[Stored dataset items]
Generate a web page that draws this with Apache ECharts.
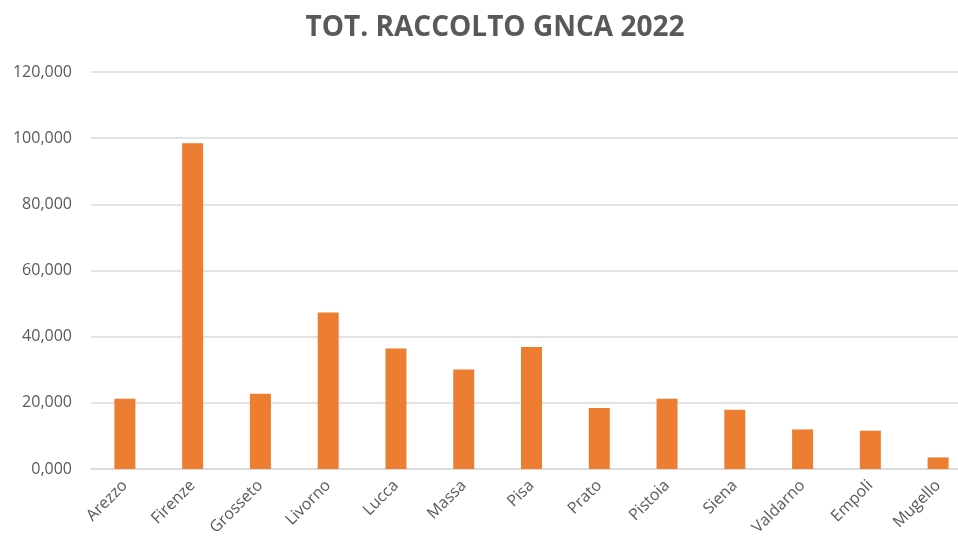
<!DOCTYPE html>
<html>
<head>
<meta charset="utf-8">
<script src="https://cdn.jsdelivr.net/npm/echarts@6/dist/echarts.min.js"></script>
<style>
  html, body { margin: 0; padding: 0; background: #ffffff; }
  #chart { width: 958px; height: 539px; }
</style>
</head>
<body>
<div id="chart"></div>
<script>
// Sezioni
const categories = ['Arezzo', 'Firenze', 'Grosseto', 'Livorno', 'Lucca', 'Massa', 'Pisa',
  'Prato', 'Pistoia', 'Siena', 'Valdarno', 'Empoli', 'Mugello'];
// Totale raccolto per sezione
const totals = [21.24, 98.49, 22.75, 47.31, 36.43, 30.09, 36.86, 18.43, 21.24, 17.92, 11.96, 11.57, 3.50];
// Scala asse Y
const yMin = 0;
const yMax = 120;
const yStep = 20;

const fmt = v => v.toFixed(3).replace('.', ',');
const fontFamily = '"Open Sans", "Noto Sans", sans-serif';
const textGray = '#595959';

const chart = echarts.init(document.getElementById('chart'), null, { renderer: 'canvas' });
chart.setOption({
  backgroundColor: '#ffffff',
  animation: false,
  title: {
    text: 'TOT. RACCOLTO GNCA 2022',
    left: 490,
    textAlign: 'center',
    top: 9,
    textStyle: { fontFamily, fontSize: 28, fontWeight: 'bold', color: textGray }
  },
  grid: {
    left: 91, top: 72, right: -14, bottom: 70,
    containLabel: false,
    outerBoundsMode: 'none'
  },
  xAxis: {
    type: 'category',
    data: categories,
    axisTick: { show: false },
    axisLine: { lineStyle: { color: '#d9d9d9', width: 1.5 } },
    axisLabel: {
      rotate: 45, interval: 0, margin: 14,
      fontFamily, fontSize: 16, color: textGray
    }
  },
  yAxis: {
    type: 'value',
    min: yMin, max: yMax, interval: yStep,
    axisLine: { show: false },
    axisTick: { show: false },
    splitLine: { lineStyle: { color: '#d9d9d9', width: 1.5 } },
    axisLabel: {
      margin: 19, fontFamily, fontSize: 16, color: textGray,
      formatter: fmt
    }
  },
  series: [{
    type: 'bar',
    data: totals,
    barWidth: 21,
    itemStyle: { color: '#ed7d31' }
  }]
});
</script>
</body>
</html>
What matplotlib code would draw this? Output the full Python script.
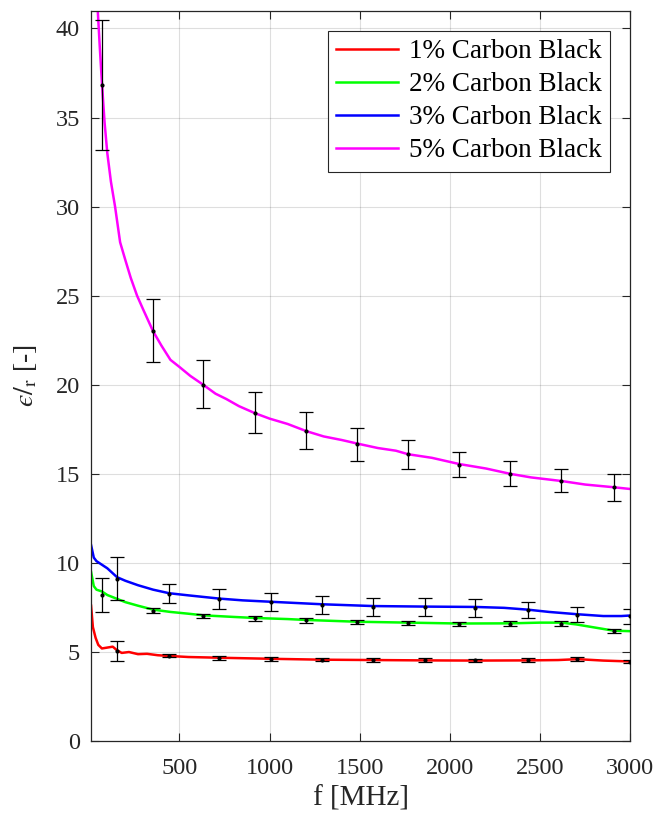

• GOAL:
Write out the records above once more, word for word, with no pictures.

• SOLUTION TO THE PROBLEM:
Generate a web page that draws this with Apache ECharts.
<!DOCTYPE html>
<html>
<head>
<meta charset="utf-8">
<script src="https://cdn.jsdelivr.net/npm/echarts@6/dist/echarts.min.js"></script>
<style>
  html, body { margin: 0; padding: 0; background: #ffffff; }
  #chart { width: 958px; height: 539px; }
</style>
</head>
<body>
<div id="chart"></div>
<script>
// Sezioni
const categories = ['Arezzo', 'Firenze', 'Grosseto', 'Livorno', 'Lucca', 'Massa', 'Pisa',
  'Prato', 'Pistoia', 'Siena', 'Valdarno', 'Empoli', 'Mugello'];
// Totale raccolto per sezione
const totals = [21.24, 98.49, 22.75, 47.31, 36.43, 30.09, 36.86, 18.43, 21.24, 17.92, 11.96, 11.57, 3.50];
// Scala asse Y
const yMin = 0;
const yMax = 120;
const yStep = 20;

const fmt = v => v.toFixed(3).replace('.', ',');
const fontFamily = '"Open Sans", "Noto Sans", sans-serif';
const textGray = '#595959';

const chart = echarts.init(document.getElementById('chart'), null, { renderer: 'canvas' });
chart.setOption({
  backgroundColor: '#ffffff',
  animation: false,
  title: {
    text: 'TOT. RACCOLTO GNCA 2022',
    left: 490,
    textAlign: 'center',
    top: 9,
    textStyle: { fontFamily, fontSize: 28, fontWeight: 'bold', color: textGray }
  },
  grid: {
    left: 91, top: 72, right: -14, bottom: 70,
    containLabel: false,
    outerBoundsMode: 'none'
  },
  xAxis: {
    type: 'category',
    data: categories,
    axisTick: { show: false },
    axisLine: { lineStyle: { color: '#d9d9d9', width: 1.5 } },
    axisLabel: {
      rotate: 45, interval: 0, margin: 14,
      fontFamily, fontSize: 16, color: textGray
    }
  },
  yAxis: {
    type: 'value',
    min: yMin, max: yMax, interval: yStep,
    axisLine: { show: false },
    axisTick: { show: false },
    splitLine: { lineStyle: { color: '#d9d9d9', width: 1.5 } },
    axisLabel: {
      margin: 19, fontFamily, fontSize: 16, color: textGray,
      formatter: fmt
    }
  },
  series: [{
    type: 'bar',
    data: totals,
    barWidth: 21,
    itemStyle: { color: '#ed7d31' }
  }]
});
</script>
</body>
</html>
What matplotlib code would draw this? Output the full Python script.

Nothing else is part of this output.